> REQUIRED WORK:
Copy out the listing that follows exactly, dropping every picture.

-------------------------

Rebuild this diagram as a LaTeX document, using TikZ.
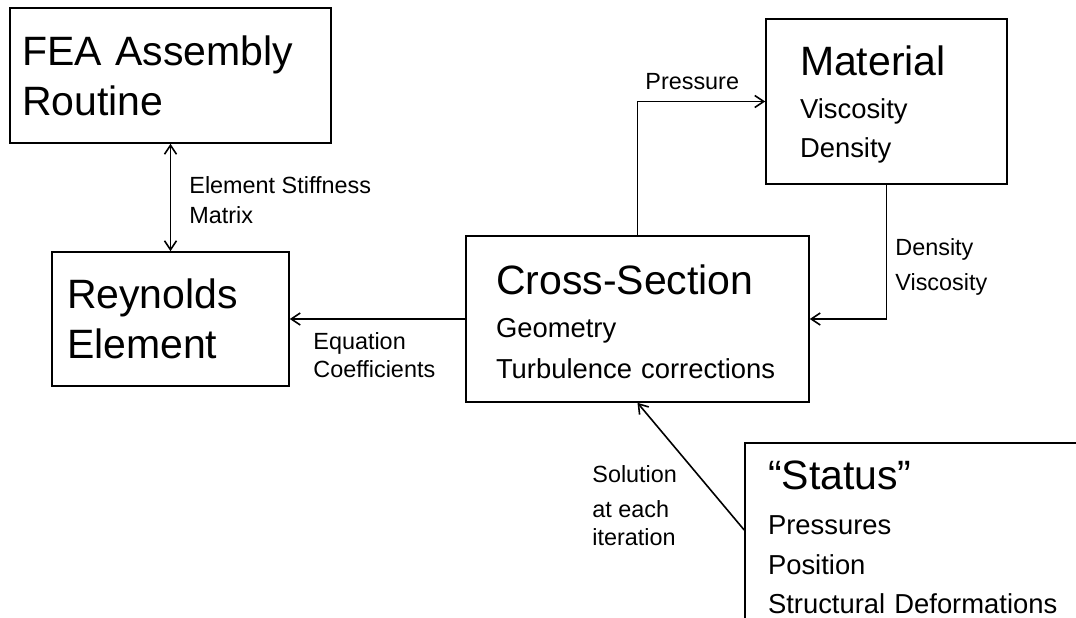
\documentclass[tikz,border=0pt]{standalone}
\usepackage{fontspec}
\setmainfont{Liberation Sans}
\usetikzlibrary{arrows.meta}

\newcommand{\boxtitle}[1]{{\fontsize{20.5}{20.5}\selectfont\rule{0pt}{18pt}#1}}

\begin{document}
\begin{tikzpicture}[x=0.5pt,y=-0.5pt,
    >={Straight Barb[length=4.5pt,width=6pt]},
    blk/.style={draw, line width=0.8pt, align=left, inner ysep=0pt},
    big/.style={font=\fontsize{20.5}{25}\selectfont},
    small/.style={font=\fontsize{13.7}{19.75}\selectfont},
    lbl/.style={inner sep=0pt, align=left, anchor=north west, font=\fontsize{11.7}{15}\selectfont}]
  \useasboundingbox (0,0) rectangle (1076,617);
  \clip (0,0) rectangle (1076,617);
  % Boxes
  \node[blk, big, minimum width=160.5pt, minimum height=67.5pt, inner xsep=6pt, text width=148.5pt]
    (fea) at (170.5,75.5) {FEA Assembly\\Routine};
  \node[blk, big, minimum width=118.5pt, minimum height=67pt, inner xsep=7.5pt, text width=103.5pt]
    (rey) at (170.5,319) {Reynolds\\Element};
  \node[blk, small, minimum width=120.5pt, minimum height=82.5pt, inner xsep=17pt, text width=86.5pt]
    (mat) at (886.5,101.5) {\boxtitle{Material}\\[1.5pt]Viscosity\\Density};
  \node[blk, small, minimum width=171.5pt, minimum height=83pt, inner xsep=15pt, text width=141.5pt]
    (cs) at (637.5,319) {\boxtitle{Cross-Section}\\[1.75pt]Geometry\\[0.75pt]Turbulence corrections};
  \node[blk, small, minimum width=172.5pt, minimum height=91pt, inner xsep=11.5pt, text width=149.5pt]
    (st) at (917.5,534) {\boxtitle{“Status”}\\[2.75pt]Pressures\\Position\\Structural Deformations};
  % Connectors
  \draw[line width=0.8pt, <->] (fea) -- (rey);
  \draw[line width=0.8pt, ->] (cs) -- (rey);
  \draw[line width=0.8pt, ->] (cs.north) |- (mat.west);
  \draw[line width=0.8pt, ->] (mat.south) |- (cs.east);
  \draw[line width=0.8pt, ->] ([yshift=2pt]st.west) -- (cs.south);
  % Labels
  \node[lbl] (stiff) at (189,176) {Element Stiffness\\Matrix};
  \node[lbl] (coef) at (313,332) {Equation\\[-1pt]Coefficients};
  \node[lbl] (pres) at (645,73) {Pressure};
  \node[lbl] (dens) at (895,238) {Density\\[2.5pt]Viscosity};
  \node[lbl] (sol) at (592,465) {Solution\\[2.5pt]at each\\[-1pt]iteration};
\end{tikzpicture}
\end{document}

-------------------------

> REPLY TO THE EXERCISE:
Rebuild this diagram as a LaTeX document, using TikZ.
\documentclass[tikz,border=0pt]{standalone}
\usepackage{fontspec}
\setmainfont{Liberation Sans}
\usetikzlibrary{arrows.meta}

\newcommand{\boxtitle}[1]{{\fontsize{20.5}{20.5}\selectfont\rule{0pt}{18pt}#1}}

\begin{document}
\begin{tikzpicture}[x=0.5pt,y=-0.5pt,
    >={Straight Barb[length=4.5pt,width=6pt]},
    blk/.style={draw, line width=0.8pt, align=left, inner ysep=0pt},
    big/.style={font=\fontsize{20.5}{25}\selectfont},
    small/.style={font=\fontsize{13.7}{19.75}\selectfont},
    lbl/.style={inner sep=0pt, align=left, anchor=north west, font=\fontsize{11.7}{15}\selectfont}]
  \useasboundingbox (0,0) rectangle (1076,617);
  \clip (0,0) rectangle (1076,617);
  % Boxes
  \node[blk, big, minimum width=160.5pt, minimum height=67.5pt, inner xsep=6pt, text width=148.5pt]
    (fea) at (170.5,75.5) {FEA Assembly\\Routine};
  \node[blk, big, minimum width=118.5pt, minimum height=67pt, inner xsep=7.5pt, text width=103.5pt]
    (rey) at (170.5,319) {Reynolds\\Element};
  \node[blk, small, minimum width=120.5pt, minimum height=82.5pt, inner xsep=17pt, text width=86.5pt]
    (mat) at (886.5,101.5) {\boxtitle{Material}\\[1.5pt]Viscosity\\Density};
  \node[blk, small, minimum width=171.5pt, minimum height=83pt, inner xsep=15pt, text width=141.5pt]
    (cs) at (637.5,319) {\boxtitle{Cross-Section}\\[1.75pt]Geometry\\[0.75pt]Turbulence corrections};
  \node[blk, small, minimum width=172.5pt, minimum height=91pt, inner xsep=11.5pt, text width=149.5pt]
    (st) at (917.5,534) {\boxtitle{“Status”}\\[2.75pt]Pressures\\Position\\Structural Deformations};
  % Connectors
  \draw[line width=0.8pt, <->] (fea) -- (rey);
  \draw[line width=0.8pt, ->] (cs) -- (rey);
  \draw[line width=0.8pt, ->] (cs.north) |- (mat.west);
  \draw[line width=0.8pt, ->] (mat.south) |- (cs.east);
  \draw[line width=0.8pt, ->] ([yshift=2pt]st.west) -- (cs.south);
  % Labels
  \node[lbl] (stiff) at (189,176) {Element Stiffness\\Matrix};
  \node[lbl] (coef) at (313,332) {Equation\\[-1pt]Coefficients};
  \node[lbl] (pres) at (645,73) {Pressure};
  \node[lbl] (dens) at (895,238) {Density\\[2.5pt]Viscosity};
  \node[lbl] (sol) at (592,465) {Solution\\[2.5pt]at each\\[-1pt]iteration};
\end{tikzpicture}
\end{document}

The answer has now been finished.